Politics

Foreign Minister Kovač Meets with Israeli Prime Minister Netanyahu

By 30 May 2016

Important visit for Croatian diplomacy.

Economic projects, especially in irrigation, and cooperation against cyber-terrorism were the main topics of Monday’s meeting between Croatian Foreign Minister Miro Kovač and Israeli Prime Minister Benjamin Netanyahu, announced Croatia’s Foreign Ministry on May 30, 2016.

Croatia has a sensibility for Israel as a country that had to liberate itself and fight for its independence and stability, and understands Israel's concerns about security, said Minister Kovač in Jerusalem after the meeting.

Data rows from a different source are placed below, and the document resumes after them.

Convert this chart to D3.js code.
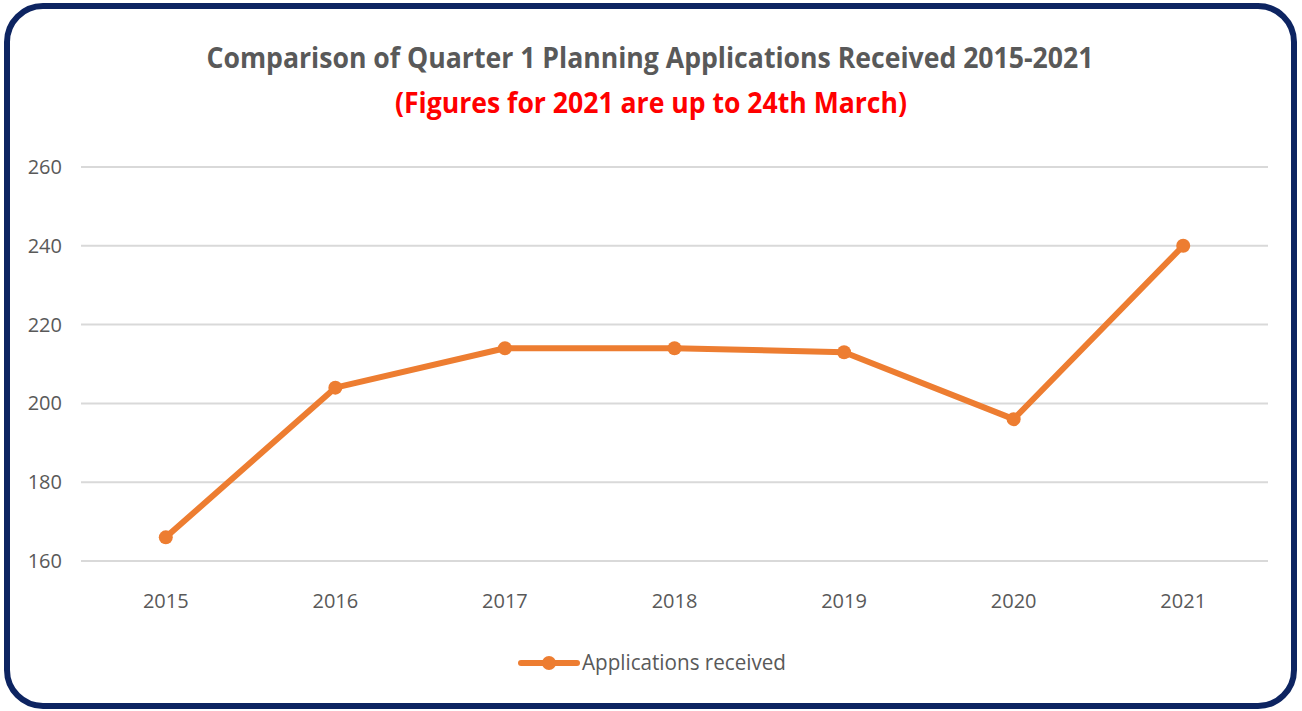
<!DOCTYPE html>
<html>
<head>
<meta charset="utf-8">
<script src="https://cdn.jsdelivr.net/npm/d3@7"></script>
<style>
  body { margin: 0; background: #fff; }
  svg text { font-family: "Liberation Sans Narrow", "Open Sans", "Noto Sans", sans-serif; }
</style>
</head>
<body>
<svg id="chart" width="1302" height="711"></svg>
<script>
const years = ["2015", "2016", "2017", "2018", "2019", "2020", "2021"];
const applications = [166, 204, 214, 214, 213, 196, 240];
const yTicks = [160, 180, 200, 220, 240, 260];
const titleLine1 = "Comparison of Quarter 1 Planning  Applications Received 2015-2021";
const titleLine2 = "(Figures for 2021 are up to 24th March)";
const seriesName = "Applications received";

const svg = d3.select("#chart");

// rounded frame
svg.append("rect")
    .attr("x", 7).attr("y", 6)
    .attr("width", 1287).attr("height", 700)
    .attr("rx", 36).attr("ry", 36)
    .attr("fill", "#fff")
    .attr("stroke", "#0d2461")
    .attr("stroke-width", 6);

var x = d3.scaleBand()
    .domain(years)
    .range([81, 1268]);

var y = d3.scaleLinear()
    .domain([160, 260])
    .range([561, 167]);

// gridlines
svg.append("g")
    .selectAll("line")
    .data(yTicks)
    .enter()
    .append("line")
    .attr("x1", 81).attr("x2", 1268)
    .attr("y1", d => y(d)).attr("y2", d => y(d))
    .attr("stroke", "#d9d9d9")
    .attr("stroke-width", 2);

// y labels
svg.append("g")
    .selectAll("text")
    .data(yTicks)
    .enter()
    .append("text")
    .attr("x", 62)
    .attr("y", d => y(d) + 7)
    .attr("text-anchor", "end")
    .attr("font-size", 20)
    .attr("fill", "#595959")
    .text(d => d);

// x labels
svg.append("g")
    .selectAll("text")
    .data(years)
    .enter()
    .append("text")
    .attr("x", d => x(d) + x.bandwidth() / 2)
    .attr("y", 608)
    .attr("text-anchor", "middle")
    .attr("font-size", 20)
    .attr("fill", "#595959")
    .text(d => d);

var lineMaker = d3.line()
    .x((d, i) => x(years[i]) + x.bandwidth() / 2)
    .y(d => y(d));

svg.append("path")
    .attr("fill", "none")
    .attr("stroke", "#ed7d31")
    .attr("stroke-width", 6)
    .attr("stroke-linejoin", "round")
    .attr("d", lineMaker(applications));

svg.append("g")
    .selectAll("circle")
    .data(applications)
    .enter()
    .append("circle")
    .attr("r", 7)
    .attr("fill", "#ed7d31")
    .attr("cx", (d, i) => x(years[i]) + x.bandwidth() / 2)
    .attr("cy", d => y(d));

// titles
svg.append("text")
    .attr("x", 650).attr("y", 68)
    .attr("text-anchor", "middle")
    .attr("font-size", 28)
    .attr("font-weight", "bold")
    .attr("fill", "#595959")
    .attr("textLength", 887)
    .attr("lengthAdjust", "spacingAndGlyphs")
    .text(titleLine1);

svg.append("text")
    .attr("x", 651).attr("y", 113)
    .attr("text-anchor", "middle")
    .attr("font-size", 28)
    .attr("font-weight", "bold")
    .attr("fill", "#ff0000")
    .attr("textLength", 512)
    .attr("lengthAdjust", "spacingAndGlyphs")
    .text(titleLine2);

// legend
var legend = svg.append("g");
legend.append("line")
    .attr("x1", 521).attr("x2", 577)
    .attr("y1", 663).attr("y2", 663)
    .attr("stroke", "#ed7d31")
    .attr("stroke-width", 6)
    .attr("stroke-linecap", "round");
legend.append("circle")
    .attr("cx", 549).attr("cy", 663).attr("r", 7)
    .attr("fill", "#ed7d31");
legend.append("text")
    .attr("x", 582).attr("y", 670)
    .attr("font-size", 21)
    .attr("fill", "#595959")
    .attr("textLength", 204)
    .attr("lengthAdjust", "spacingAndGlyphs")
    .text(seriesName);
</script>
</body>
</html>
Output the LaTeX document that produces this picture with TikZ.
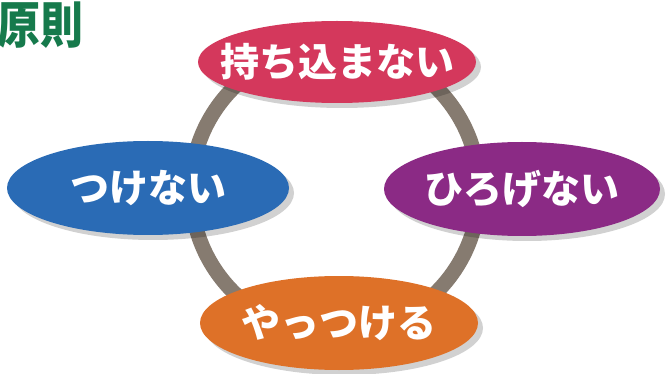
\documentclass[tikz,border=0pt]{standalone}
\usepackage{fontspec}
\newfontfamily\cjk{Noto Sans CJK JP Black}
\usetikzlibrary{shapes.geometric,shadows}
\definecolor{topc}{HTML}{D4385C}
\definecolor{leftc}{HTML}{2A6BB5}
\definecolor{rightc}{HTML}{8B2A85}
\definecolor{botc}{HTML}{DE7128}
\definecolor{ringc}{HTML}{867B70}
\definecolor{titlec}{HTML}{167A4C}
\begin{document}
\begin{tikzpicture}[x=1pt,y=-1pt,
  oval/.style={ellipse, inner sep=0pt, draw=none,
    drop shadow={shadow xshift=5pt, shadow yshift=-5pt, fill=black, opacity=0.18}},
  lab/.style={font=\cjk\fontsize{39}{39}\selectfont, text=white, inner sep=0pt},
  ringline/.style={draw=ringc, line width=15pt}
]
\useasboundingbox (0,0) rectangle (672,374);
\fill[white] (0,0) rectangle (672,374);

\node[anchor=east, inner sep=0pt, text=titlec, xscale=0.86, font=\cjk\fontsize{50}{50}\selectfont] (title) at (84,25) {原則};

\coordinate (ringcenter) at (335,190);
\draw[ringline] (ringcenter) circle[radius=144];

\node[oval, fill=topc, minimum width=278pt, minimum height=82pt] (top) at (337,62) {};
\node[oval, fill=leftc, minimum width=282pt, minimum height=94pt] (left) at (148,188) {};
\node[oval, fill=rightc, minimum width=276pt, minimum height=94pt] (right) at (522,189) {};
\node[oval, fill=botc, minimum width=278pt, minimum height=94pt] (bottom) at (339,323) {};

\node[lab] (topt) at (top.center) {持ち込まない};
\node[lab] (leftt) at (left.center) {つけない};
\node[lab] (rightt) at (right.center) {ひろげない};
\node[lab] (bott) at (bottom.center) {やっつける};
\end{tikzpicture}
\end{document}
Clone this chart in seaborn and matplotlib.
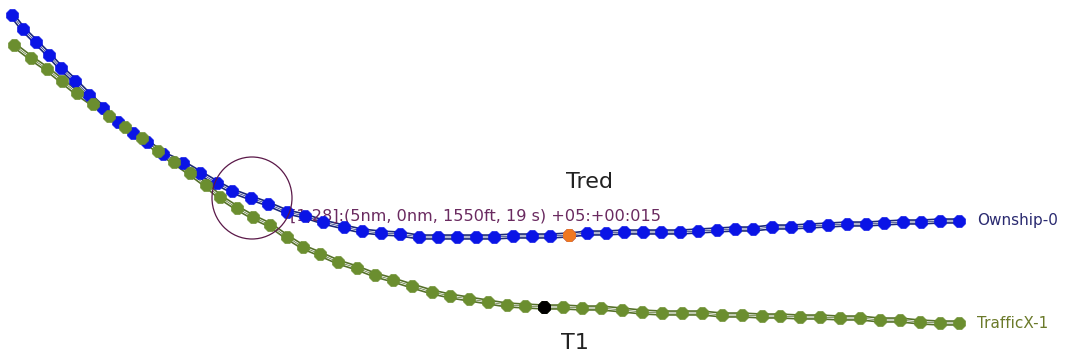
import matplotlib
matplotlib.use("Agg")
import matplotlib.pyplot as plt
import seaborn as sns
import pandas as pd
from matplotlib.patches import Ellipse

sns.set_theme(style="white")
plt.rcParams['font.family'] = ['DejaVu Sans']

# Ownship-0 trajectory (screen units)
own_x = [12, 23, 36, 49, 61, 75, 89, 103, 118, 133, 147, 163, 183, 200, 217, 232, 251,
         268, 287, 305, 323, 344, 362, 381, 400, 419, 438, 457, 476, 494, 513, 532, 550,
         569, 587, 606, 624, 643, 661, 680, 698, 717, 735, 753, 772, 791, 809, 828, 847,
         866, 884, 903, 921, 940, 959]
own_y = [15, 29, 42, 55, 68, 81, 95, 108, 122, 133, 142, 154, 163, 173, 183, 191, 198,
         204, 212, 216, 222, 227, 231, 233, 234, 237, 237, 237, 237, 237, 236, 236, 236,
         235, 233, 233, 232, 232, 232, 232, 231, 230, 229, 229, 227, 227, 226, 225, 224,
         224, 223, 222, 222, 221, 221]

# TrafficX-1 trajectory (screen units)
trf_x = [14, 31, 47, 62, 77, 93, 109, 125, 142, 158, 174, 190, 206, 220, 237, 253,
         270, 287, 303, 320, 338, 357, 375, 393, 412, 432, 450, 469, 488, 507, 525, 544,
         563, 582, 601, 622, 642, 662, 682, 702, 722, 742, 762, 780, 800, 820, 840, 860,
         880, 900, 920, 940, 959]
trf_y = [45, 58, 69, 81, 93, 104, 116, 127, 138, 151, 162, 173, 185, 197, 208, 217,
         225, 237, 247, 254, 262, 268, 275, 280, 286, 292, 296, 299, 302, 305, 306, 307,
         307, 308, 308, 310, 312, 313, 313, 313, 315, 315, 316, 316, 317, 317, 318, 318,
         320, 320, 322, 323, 323]

own_mark_idx = 33    # orange marker (Tred)
trf_mark_idx = 31    # black marker (T1)
circle_center = (252, 198)
circle_radius = 40
annotation = "[1,28]:(5nm, 0nm, 1550ft, 19 s) +05:+00:015"

own = pd.DataFrame({"x": own_x, "y": own_y})
trf = pd.DataFrame({"x": trf_x, "y": trf_y})

fig = plt.figure(figsize=(10.65, 3.56), dpi=100)
ax = fig.add_axes([0, 0, 1, 1])
ax.set_xlim(0, 1065)
ax.set_ylim(356, 0)
ax.axis("off")

BLUE = "#0a14e6"
NAVY = "#1c2a78"
GREEN = "#6b8e2f"
DKGREEN = "#55702a"

for df, fill, dark in [(own, BLUE, NAVY), (trf, GREEN, DKGREEN)]:
    sns.lineplot(data=df, x="x", y="y", sort=False, estimator=None, ax=ax,
                 color=dark, linewidth=4.0, zorder=2)
    sns.lineplot(data=df, x="x", y="y", sort=False, estimator=None, ax=ax,
                 color="white", linewidth=1.6, zorder=3)
    sns.lineplot(data=df, x="x", y="y", sort=False, estimator=None, ax=ax,
                 color=dark, linewidth=0.5, zorder=4)
    sns.scatterplot(data=df, x="x", y="y", ax=ax, color=fill, marker="8",
                    s=85, edgecolor=fill, linewidth=0.5, zorder=5, legend=False)

sns.scatterplot(x=[own_x[own_mark_idx]], y=[own_y[own_mark_idx]], ax=ax,
                color="#f07820", marker="8", s=85, edgecolor="#f07820", zorder=6, legend=False)
sns.scatterplot(x=[trf_x[trf_mark_idx]], y=[trf_y[trf_mark_idx]], ax=ax,
                color="black", marker="8", s=85, edgecolor="black", zorder=6, legend=False)

ax.add_patch(Ellipse(circle_center, 2 * circle_radius, 2 * circle_radius + 2,
                     fill=False, edgecolor="#5a1848", linewidth=0.9, zorder=7))

ax.text(290, 216, annotation, color="#6a2a60", fontsize=11.6, va="center", ha="left", zorder=4.5)
ax.text(590, 182, "Tred", color="#222222", fontsize=16, va="center", ha="center")
ax.text(575, 343, "T1", color="#222222", fontsize=16, va="center", ha="center")
ax.text(977, 221, "Ownship-0", color="#2a2a70", fontsize=11, va="center", ha="left")
ax.text(977, 323, "TrafficX-1", color="#6b7a2a", fontsize=11, va="center", ha="left")

fig.savefig("out.png", dpi=100)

“We have discussed the possibilities for cooperation in economic projects, as well as possible cooperation in order to effectively fight against cyber-terrorism,” said Kovač. “I spoke with Prime Minister Netanyahu as a friend and I think he felt that I came as a friend of Israel and Israelis,” he continued.

There is a sense of sympathy existing among the two nations, and it is “up to us to give more content to this relationship”, said Kovač, who is the first Croatian Foreign Minister to visit Israel after Croatian accession to the European Union. They also discussed the current situation in Europe, said Kovač, who informed the Israeli Prime Minister that Croatia was a tolerant country and talked about ways Croatia protects its national minorities and all other minorities.

During the Minister’s visit, Croatia and Israel signed a programme of cultural and educational cooperation.

Earlier in the day, Minister Kovač gave a lecture to members of the Israeli Council on Foreign Relations and the World Jewish Congress. He said that Croatia wanted to develop special relationship with Israel and firmly rejected the perception of Croatia as a country of growing fascism. The specificity of the Croatian transition from communism to western democracy as opposed to Eastern Europe is that it took place at the time of the war, said the Minister. He added that was the reason why Croatia went through a more difficult process of European integration than other countries.